* BRIEF: Please, without the pictures, retype exactly the lines from the start of the material through the line that holds "(hnt) at (440,66)".

## start DATA LINES

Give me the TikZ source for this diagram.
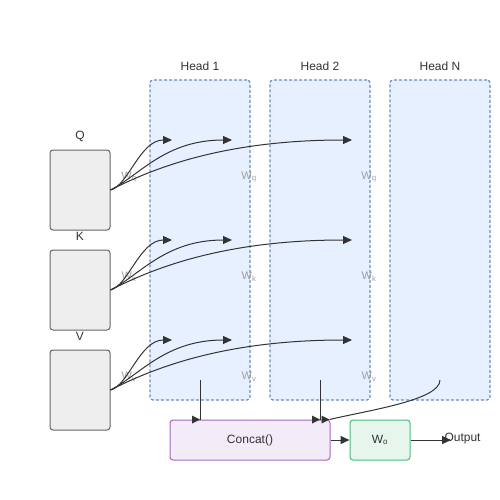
\documentclass[tikz,border=0pt]{standalone}
\usepackage{fontspec}
\setmainfont{Liberation Sans}
\usetikzlibrary{arrows.meta}
\definecolor{headfill}{HTML}{E6F0FE}
\definecolor{headline}{HTML}{6C8EBF}
\definecolor{inpfill}{HTML}{EEEEEE}
\definecolor{inpline}{HTML}{666666}
\definecolor{catfill}{HTML}{F3ECF8}
\definecolor{catline}{HTML}{A567C4}
\definecolor{wofill}{HTML}{E6F6EC}
\definecolor{woline}{HTML}{4DBB7B}
\definecolor{ink}{HTML}{333333}
\begin{document}
\begin{tikzpicture}[
    x=1pt, y=-1pt,
    every node/.style={font=\fontsize{12}{14}\selectfont, text=ink},
    head/.style={draw=headline, fill=headfill, dash pattern=on 3pt off 2pt,
        rounded corners=3pt, line width=1.2pt, minimum width=100pt, minimum height=320pt, inner sep=0pt},
    inp/.style={draw=inpline, fill=inpfill, rounded corners=3pt, line width=1pt,
        minimum width=60pt, minimum height=80pt, inner sep=0pt},
    wlab/.style={font=\fontsize{11}{12}\selectfont, text=gray!75},
    link/.style={draw=ink, line width=1pt, -{Triangle[length=9pt,width=8pt]}},
    wire/.style={draw=ink, line width=1pt}
]
\useasboundingbox (0,0) rectangle (500,500);

% heads
\node[head] (h1) at (200,240) {};
\node[head] (h2) at (320,240) {};
\node[head] (hn) at (440,240) {};
\node (h1t) at (200,66) {Head 1};
\node (h2t) at (320,66) {Head 2};
\node (hnt) at (440,66) {Head N};

% inputs
\node[inp] (q) at (80,190) {};
\node[inp] (k) at (80,290) {};
\node[inp] (v) at (80,390) {};
\node (qt) at (80,136) {Q};
\node (kt) at (80,236) {K};
\node (vt) at (80,336) {V};

% projection labels
\node[wlab] (wq1) at (129,177) {W\textsubscript{q}};
\node[wlab] (wq2) at (249,177) {W\textsubscript{q}};
\node[wlab] (wq3) at (369,177) {W\textsubscript{q}};
\node[wlab] (wk1) at (129,277) {W\textsubscript{k}};
\node[wlab] (wk2) at (249,277) {W\textsubscript{k}};
\node[wlab] (wk3) at (369,277) {W\textsubscript{k}};
\node[wlab] (wv1) at (129,377) {W\textsubscript{v}};
\node[wlab] (wv2) at (249,377) {W\textsubscript{v}};
\node[wlab] (wv3) at (369,377) {W\textsubscript{v}};

% output part
\node[draw=catline, fill=catfill, rounded corners=3pt, line width=1pt,
    minimum width=160pt, minimum height=40pt, inner sep=0pt] (cat) at (250,440) {Concat()};
\node[draw=woline, fill=wofill, rounded corners=3pt, line width=1pt,
    minimum width=60pt, minimum height=40pt, inner sep=0pt] (wo) at (380,440) {W\textsubscript{o}};
\node[anchor=west] (out) at (441,439) {Output};

% arrow ends
\coordinate (q1) at (172,140);
\coordinate (q2) at (232,140);
\coordinate (q3) at (352,140);
\coordinate (k1) at (172,240);
\coordinate (k2) at (232,240);
\coordinate (k3) at (352,240);
\coordinate (v1) at (172,340);
\coordinate (v2) at (232,340);
\coordinate (v3) at (352,340);
\coordinate (o1) at (200,380);
\coordinate (o2) at (320,380);
\coordinate (on) at (440,380);
\coordinate (oe) at (451,440);

\draw[link] (q.east) .. controls (128,186) and (140,140) .. (q1);
\draw[link] (q.east) .. controls (140,175) and (165,140) .. (q2);
\draw[link] (q.east) .. controls (150,170) and (220,140) .. (q3);
\draw[link] (k.east) .. controls (128,286) and (140,240) .. (k1);
\draw[link] (k.east) .. controls (140,275) and (165,240) .. (k2);
\draw[link] (k.east) .. controls (150,270) and (220,240) .. (k3);
\draw[link] (v.east) .. controls (128,386) and (140,340) .. (v1);
\draw[link] (v.east) .. controls (140,375) and (165,340) .. (v2);
\draw[link] (v.east) .. controls (150,370) and (220,340) .. (v3);

% heads into concat
\draw[wire] (o1) -- (o1 |- cat.north);
\draw[wire] (o2) -- (o2 |- cat.north);
\draw[wire] (on) .. controls (440,400) and (370,410) .. ([xshift=-1pt]cat.north east);
\fill[ink] (o1 |- cat.north) -- ++(-8,-4) -- ++(0,8) -- cycle;
\fill[ink] (o2 |- cat.north) -- ++(-8,-4) -- ++(0,8) -- cycle;
\fill[ink] ([xshift=-1pt]cat.north east) -- ++(-8,-4) -- ++(0,8) -- cycle;

\draw[link] (cat.east) -- (wo.west);
\draw[link] (wo.east) -- (oe);
\end{tikzpicture}
\end{document}
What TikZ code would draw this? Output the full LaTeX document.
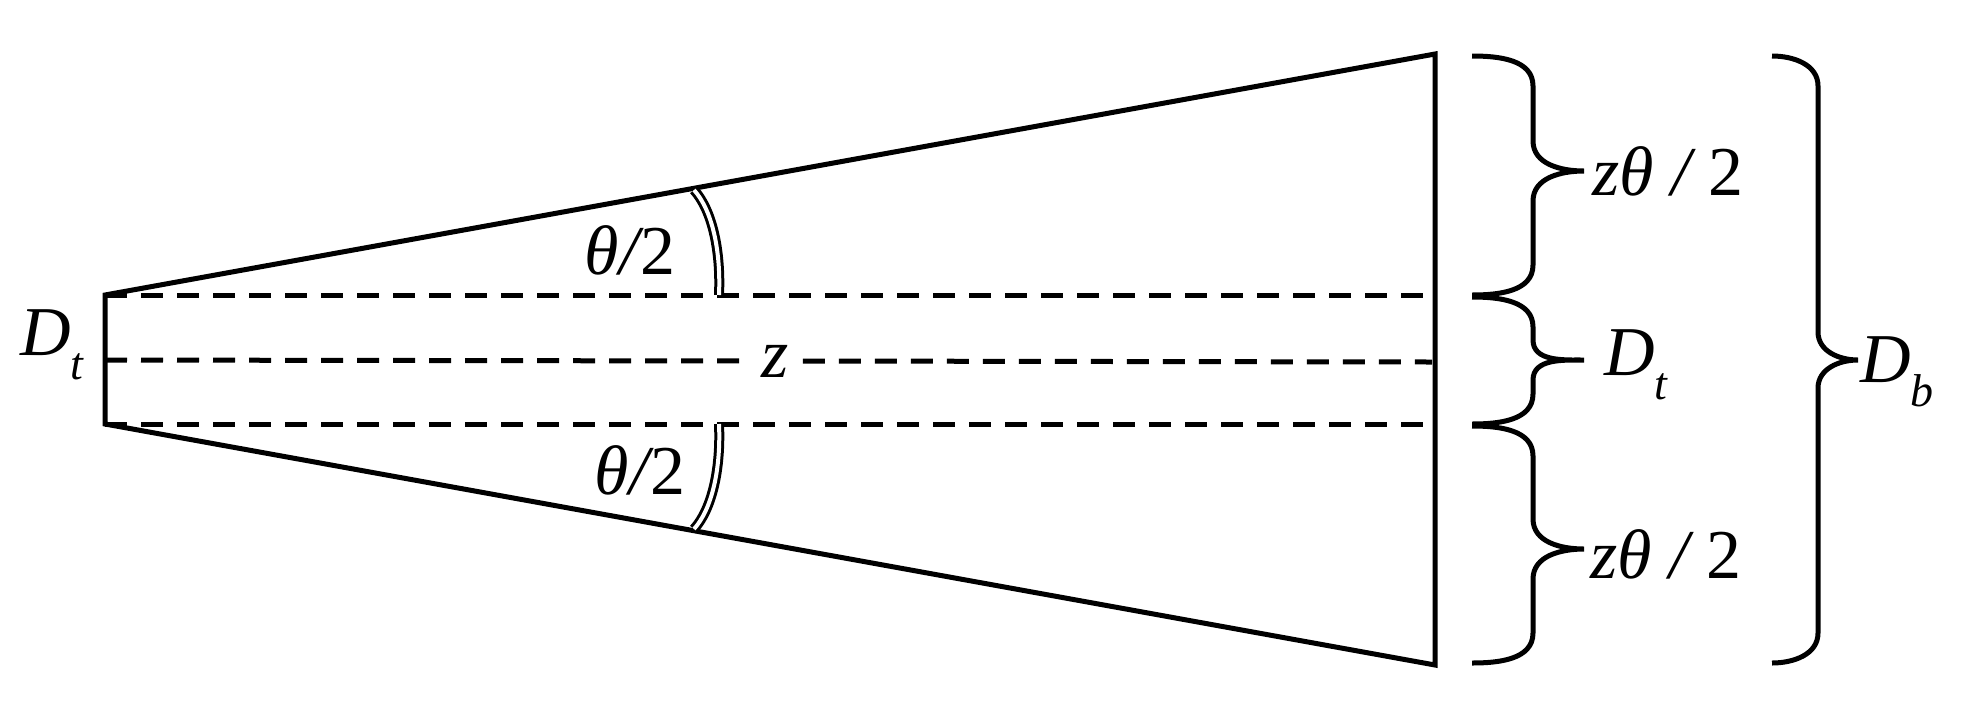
\documentclass[tikz,border=0pt]{standalone}
\usepackage{fontspec}
\setmainfont{Liberation Serif}
\begin{document}
\begin{tikzpicture}[x=1pt,y=-1pt,
  solid line/.style={line width=5pt},
  dash line/.style={line width=5pt,dash pattern=on 22pt off 14pt},
  br/.style={line width=5pt},
  dbl/.style={line width=3pt,double distance=4pt},
  lab/.style={font=\fontsize{70}{72}\selectfont\itshape,inner sep=0pt}]
\useasboundingbox (0,0) rectangle (1977,705);
\coordinate (lt) at (105,295);
\coordinate (lb) at (105,424);
\coordinate (lm) at (105,360);
\coordinate (rt) at (1435,54);
\coordinate (rb) at (1435,665);
\coordinate (rtd) at (1432,295);
\coordinate (rbd) at (1432,424);
\coordinate (rmd) at (1432,362);
\draw[solid line,line join=miter] (rt) -- (lt) -- (lb) -- (rb) -- cycle;
\draw[dash line] (lt) -- (rtd);
\draw[dash line] (lb) -- (rbd);
\node[lab,inner xsep=14pt] (z) at (775,361) {z};
\draw[dash line] (lm) -- (z.west);
\draw[dash line] (z.east) -- (rmd);
% angle arcs
\coordinate (u1) at (694,190);
\coordinate (u2) at (719,295);
\coordinate (d1) at (719,424);
\coordinate (d2) at (694,529);
\draw[dbl] (u1) .. controls (712,210) and (721,250) .. (u2);
\draw[dbl] (d1) .. controls (721,469) and (712,509) .. (d2);
\node[lab] (a1) at (630,250) {θ\kern1pt/\kern1pt\upshape 2};
\node[lab] (a2) at (640,470) {θ\kern1pt/\kern1pt\upshape 2};
\node[lab] (dtl) at (52,345) {D\raisebox{-0.35em}{\fontsize{46}{46}\selectfont t}};
% braces
\draw[br] (1472,56) to[out=0,in=90] (1533,86) -- (1533,141) to[out=-90,in=180] (1584,171) to[out=180,in=90] (1533,201) -- (1533,265) to[out=-90,in=0] (1472,295);
\draw[br] (1472,297) to[out=0,in=90] (1533,327) -- (1533,340) to[out=-90,in=180] (1584,360) to[out=180,in=90] (1533,380) -- (1533,394) to[out=-90,in=0] (1472,424);
\draw[br] (1472,426) to[out=0,in=90] (1533,456) -- (1533,519) to[out=-90,in=180] (1584,549) to[out=180,in=90] (1533,579) -- (1533,633) to[out=-90,in=0] (1472,663);
\draw[br] (1772,56) to[out=0,in=90] (1818,86) -- (1818,332) to[out=-90,in=180] (1858,360) to[out=180,in=90] (1818,388) -- (1818,633) to[out=-90,in=0] (1772,663);
\node[lab,anchor=west] (l1) at (1592,171) {zθ / \upshape 2};
\node[lab,anchor=west] (l2) at (1604,365) {D\raisebox{-0.35em}{\fontsize{46}{46}\selectfont t}};
\node[lab,anchor=west] (l3) at (1590,554) {zθ / \upshape 2};
\node[lab,anchor=west] (l4) at (1860,372) {D\raisebox{-0.35em}{\fontsize{46}{46}\selectfont b}};
\end{tikzpicture}
\end{document}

## end DATA LINES

* ANSWER FOR THIS EXERCISE:
Give me the TikZ source for this diagram.
\documentclass[tikz,border=0pt]{standalone}
\usepackage{fontspec}
\setmainfont{Liberation Sans}
\usetikzlibrary{arrows.meta}
\definecolor{headfill}{HTML}{E6F0FE}
\definecolor{headline}{HTML}{6C8EBF}
\definecolor{inpfill}{HTML}{EEEEEE}
\definecolor{inpline}{HTML}{666666}
\definecolor{catfill}{HTML}{F3ECF8}
\definecolor{catline}{HTML}{A567C4}
\definecolor{wofill}{HTML}{E6F6EC}
\definecolor{woline}{HTML}{4DBB7B}
\definecolor{ink}{HTML}{333333}
\begin{document}
\begin{tikzpicture}[
    x=1pt, y=-1pt,
    every node/.style={font=\fontsize{12}{14}\selectfont, text=ink},
    head/.style={draw=headline, fill=headfill, dash pattern=on 3pt off 2pt,
        rounded corners=3pt, line width=1.2pt, minimum width=100pt, minimum height=320pt, inner sep=0pt},
    inp/.style={draw=inpline, fill=inpfill, rounded corners=3pt, line width=1pt,
        minimum width=60pt, minimum height=80pt, inner sep=0pt},
    wlab/.style={font=\fontsize{11}{12}\selectfont, text=gray!75},
    link/.style={draw=ink, line width=1pt, -{Triangle[length=9pt,width=8pt]}},
    wire/.style={draw=ink, line width=1pt}
]
\useasboundingbox (0,0) rectangle (500,500);

% heads
\node[head] (h1) at (200,240) {};
\node[head] (h2) at (320,240) {};
\node[head] (hn) at (440,240) {};
\node (h1t) at (200,66) {Head 1};
\node (h2t) at (320,66) {Head 2};
\node (hnt) at (440,66) {Head N};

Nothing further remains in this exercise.